Copy, in full, each line of the material that holds the word "this".
** BEGIN INPUT MATERIAL **
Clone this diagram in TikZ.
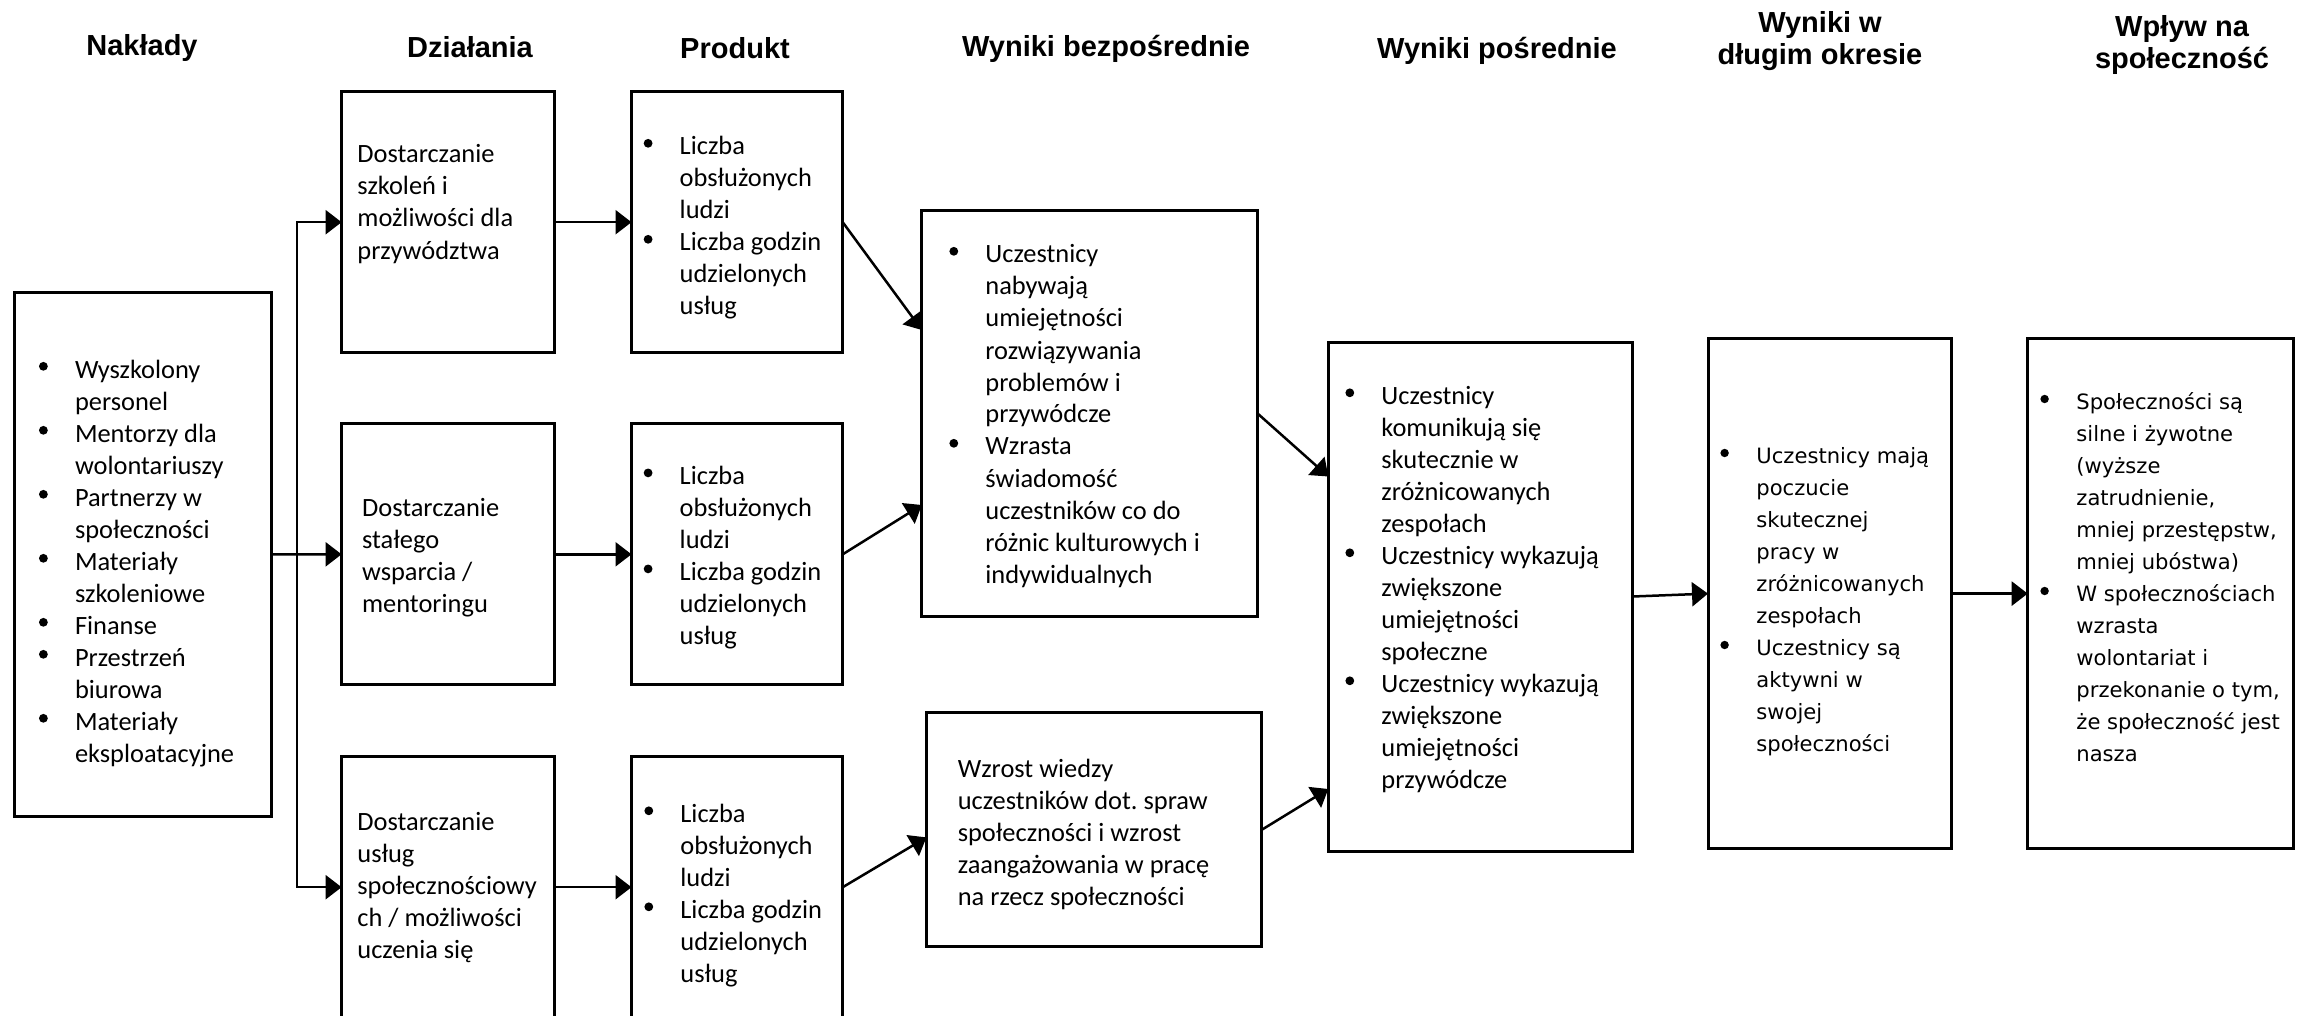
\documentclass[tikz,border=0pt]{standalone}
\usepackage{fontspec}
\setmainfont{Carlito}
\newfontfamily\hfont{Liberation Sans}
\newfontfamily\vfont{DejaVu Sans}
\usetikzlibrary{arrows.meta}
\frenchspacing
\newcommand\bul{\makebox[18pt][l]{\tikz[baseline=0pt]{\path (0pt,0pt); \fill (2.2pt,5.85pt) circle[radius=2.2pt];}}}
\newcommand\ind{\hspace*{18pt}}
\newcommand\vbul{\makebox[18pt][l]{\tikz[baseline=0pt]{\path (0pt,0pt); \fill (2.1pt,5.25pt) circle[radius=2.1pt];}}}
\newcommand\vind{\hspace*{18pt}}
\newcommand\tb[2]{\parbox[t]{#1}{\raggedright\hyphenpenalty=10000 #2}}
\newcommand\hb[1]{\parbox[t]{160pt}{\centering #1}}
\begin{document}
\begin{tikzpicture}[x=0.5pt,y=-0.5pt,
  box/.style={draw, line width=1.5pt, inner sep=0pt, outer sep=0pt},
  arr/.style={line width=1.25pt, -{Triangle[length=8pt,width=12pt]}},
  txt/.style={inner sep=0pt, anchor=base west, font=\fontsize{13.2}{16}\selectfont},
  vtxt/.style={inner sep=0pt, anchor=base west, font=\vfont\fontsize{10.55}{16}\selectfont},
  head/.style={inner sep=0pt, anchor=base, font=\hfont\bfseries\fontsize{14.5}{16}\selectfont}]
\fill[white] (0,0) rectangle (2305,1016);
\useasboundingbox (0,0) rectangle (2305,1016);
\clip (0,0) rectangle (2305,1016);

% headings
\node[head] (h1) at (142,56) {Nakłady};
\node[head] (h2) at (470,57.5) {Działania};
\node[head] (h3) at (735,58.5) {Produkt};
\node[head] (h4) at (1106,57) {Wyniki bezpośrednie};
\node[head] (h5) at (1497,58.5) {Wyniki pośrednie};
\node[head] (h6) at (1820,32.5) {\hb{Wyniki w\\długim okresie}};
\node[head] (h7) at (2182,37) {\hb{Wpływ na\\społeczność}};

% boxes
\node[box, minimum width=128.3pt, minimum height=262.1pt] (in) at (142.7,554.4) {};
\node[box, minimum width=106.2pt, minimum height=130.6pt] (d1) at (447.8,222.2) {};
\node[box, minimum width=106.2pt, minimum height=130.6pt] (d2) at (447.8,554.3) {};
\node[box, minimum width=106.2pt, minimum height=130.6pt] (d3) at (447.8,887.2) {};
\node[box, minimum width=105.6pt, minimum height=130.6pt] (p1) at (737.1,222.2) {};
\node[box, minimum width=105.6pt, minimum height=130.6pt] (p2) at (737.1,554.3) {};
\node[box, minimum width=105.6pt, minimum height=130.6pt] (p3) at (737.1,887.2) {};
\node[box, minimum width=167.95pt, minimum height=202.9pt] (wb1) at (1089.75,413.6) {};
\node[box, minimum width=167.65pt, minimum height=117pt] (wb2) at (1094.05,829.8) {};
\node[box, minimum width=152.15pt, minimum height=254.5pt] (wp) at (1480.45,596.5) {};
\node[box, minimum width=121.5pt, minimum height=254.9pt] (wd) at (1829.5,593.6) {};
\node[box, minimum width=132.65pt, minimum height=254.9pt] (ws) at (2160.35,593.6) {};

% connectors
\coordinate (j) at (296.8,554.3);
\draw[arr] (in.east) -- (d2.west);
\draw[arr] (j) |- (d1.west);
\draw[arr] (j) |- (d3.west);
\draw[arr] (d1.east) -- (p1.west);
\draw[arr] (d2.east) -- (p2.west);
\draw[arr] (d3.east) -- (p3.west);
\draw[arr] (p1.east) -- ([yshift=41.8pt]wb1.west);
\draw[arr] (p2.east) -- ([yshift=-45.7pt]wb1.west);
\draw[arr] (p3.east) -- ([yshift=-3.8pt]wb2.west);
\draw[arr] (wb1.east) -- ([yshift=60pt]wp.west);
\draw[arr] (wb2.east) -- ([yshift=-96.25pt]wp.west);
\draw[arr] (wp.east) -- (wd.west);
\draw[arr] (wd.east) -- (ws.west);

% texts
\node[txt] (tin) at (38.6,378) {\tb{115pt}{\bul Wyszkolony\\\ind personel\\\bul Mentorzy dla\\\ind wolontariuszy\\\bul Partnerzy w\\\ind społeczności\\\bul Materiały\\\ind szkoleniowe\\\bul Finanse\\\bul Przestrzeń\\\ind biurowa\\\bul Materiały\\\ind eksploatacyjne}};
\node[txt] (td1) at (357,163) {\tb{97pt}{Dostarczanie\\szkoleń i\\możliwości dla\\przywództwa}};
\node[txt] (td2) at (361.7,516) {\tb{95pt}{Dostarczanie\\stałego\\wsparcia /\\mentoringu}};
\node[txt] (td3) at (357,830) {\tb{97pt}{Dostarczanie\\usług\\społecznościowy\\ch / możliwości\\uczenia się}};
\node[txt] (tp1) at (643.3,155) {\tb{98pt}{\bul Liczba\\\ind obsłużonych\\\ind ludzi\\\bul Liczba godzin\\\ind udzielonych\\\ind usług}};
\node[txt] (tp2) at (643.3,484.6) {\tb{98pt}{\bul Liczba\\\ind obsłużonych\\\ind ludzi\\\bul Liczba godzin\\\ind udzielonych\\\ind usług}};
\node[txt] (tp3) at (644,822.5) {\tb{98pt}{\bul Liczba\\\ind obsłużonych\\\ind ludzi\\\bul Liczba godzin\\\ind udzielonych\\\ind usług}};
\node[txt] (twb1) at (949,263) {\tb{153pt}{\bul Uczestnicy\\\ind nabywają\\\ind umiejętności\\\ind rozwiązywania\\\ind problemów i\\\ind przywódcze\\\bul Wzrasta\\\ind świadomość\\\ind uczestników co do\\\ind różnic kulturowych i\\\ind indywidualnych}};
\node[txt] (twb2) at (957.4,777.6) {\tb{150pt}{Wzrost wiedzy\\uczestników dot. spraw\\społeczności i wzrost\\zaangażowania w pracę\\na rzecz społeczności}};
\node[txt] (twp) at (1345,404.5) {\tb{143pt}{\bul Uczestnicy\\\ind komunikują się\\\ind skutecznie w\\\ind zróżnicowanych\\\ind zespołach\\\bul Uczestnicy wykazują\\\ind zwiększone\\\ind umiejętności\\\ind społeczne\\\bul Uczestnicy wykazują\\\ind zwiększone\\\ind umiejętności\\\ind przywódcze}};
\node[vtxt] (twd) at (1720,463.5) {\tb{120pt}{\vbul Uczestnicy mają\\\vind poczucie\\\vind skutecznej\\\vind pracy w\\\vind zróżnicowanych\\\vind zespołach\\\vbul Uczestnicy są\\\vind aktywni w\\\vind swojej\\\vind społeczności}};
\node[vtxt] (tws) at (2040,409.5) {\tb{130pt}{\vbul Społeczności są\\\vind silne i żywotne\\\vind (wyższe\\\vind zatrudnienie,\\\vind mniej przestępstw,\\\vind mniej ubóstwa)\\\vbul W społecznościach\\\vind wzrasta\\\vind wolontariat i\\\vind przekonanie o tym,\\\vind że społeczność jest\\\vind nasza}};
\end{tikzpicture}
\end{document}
** END INPUT MATERIAL **
** BEGIN INPUT MATERIAL **
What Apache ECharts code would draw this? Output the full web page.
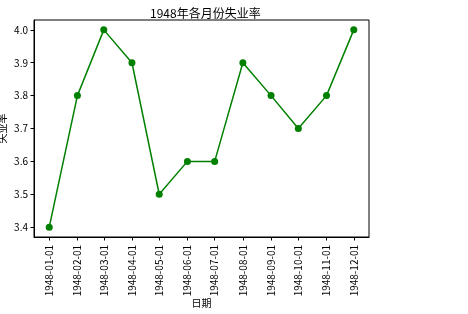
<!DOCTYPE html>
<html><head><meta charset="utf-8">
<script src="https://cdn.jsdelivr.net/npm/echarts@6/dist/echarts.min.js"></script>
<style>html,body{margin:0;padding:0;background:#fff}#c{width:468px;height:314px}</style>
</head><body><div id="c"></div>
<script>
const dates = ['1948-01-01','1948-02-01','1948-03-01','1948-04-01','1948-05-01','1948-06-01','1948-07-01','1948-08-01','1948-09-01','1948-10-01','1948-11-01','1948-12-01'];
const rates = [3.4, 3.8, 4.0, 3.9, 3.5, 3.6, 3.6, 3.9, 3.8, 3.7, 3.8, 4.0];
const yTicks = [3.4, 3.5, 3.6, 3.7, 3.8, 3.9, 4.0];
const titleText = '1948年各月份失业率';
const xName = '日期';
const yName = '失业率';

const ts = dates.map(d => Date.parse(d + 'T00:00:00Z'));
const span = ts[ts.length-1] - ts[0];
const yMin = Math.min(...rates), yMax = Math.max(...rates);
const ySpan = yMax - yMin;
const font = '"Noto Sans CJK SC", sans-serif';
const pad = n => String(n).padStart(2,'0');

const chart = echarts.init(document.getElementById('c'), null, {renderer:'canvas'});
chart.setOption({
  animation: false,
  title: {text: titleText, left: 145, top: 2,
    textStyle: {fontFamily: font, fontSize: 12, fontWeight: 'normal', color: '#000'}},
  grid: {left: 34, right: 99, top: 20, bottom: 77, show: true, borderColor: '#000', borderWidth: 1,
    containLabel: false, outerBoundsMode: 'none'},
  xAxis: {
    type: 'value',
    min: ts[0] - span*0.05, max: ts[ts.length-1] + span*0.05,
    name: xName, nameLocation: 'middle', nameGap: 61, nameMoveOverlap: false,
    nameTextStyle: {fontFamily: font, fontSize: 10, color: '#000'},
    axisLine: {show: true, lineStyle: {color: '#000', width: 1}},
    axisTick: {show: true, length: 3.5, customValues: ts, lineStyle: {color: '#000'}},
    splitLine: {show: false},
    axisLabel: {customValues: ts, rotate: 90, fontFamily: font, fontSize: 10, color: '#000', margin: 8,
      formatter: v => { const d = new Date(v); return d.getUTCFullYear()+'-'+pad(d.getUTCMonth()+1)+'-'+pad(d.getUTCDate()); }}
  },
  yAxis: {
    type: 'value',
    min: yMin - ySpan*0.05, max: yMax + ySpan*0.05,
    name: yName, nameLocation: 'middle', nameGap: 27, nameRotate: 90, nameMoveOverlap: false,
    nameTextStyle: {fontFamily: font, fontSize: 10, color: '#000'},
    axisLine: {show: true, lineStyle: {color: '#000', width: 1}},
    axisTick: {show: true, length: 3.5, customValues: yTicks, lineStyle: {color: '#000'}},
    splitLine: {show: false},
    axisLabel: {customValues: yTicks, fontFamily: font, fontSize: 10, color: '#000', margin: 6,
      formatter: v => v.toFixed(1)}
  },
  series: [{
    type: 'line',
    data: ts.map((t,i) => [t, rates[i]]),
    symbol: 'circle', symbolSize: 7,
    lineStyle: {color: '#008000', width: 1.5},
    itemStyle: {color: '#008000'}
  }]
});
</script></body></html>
** END INPUT MATERIAL **
■ RESPONSE TO THE EXERCISE ■
Clone this diagram in TikZ.
What Apache ECharts code would draw this? Output the full web page.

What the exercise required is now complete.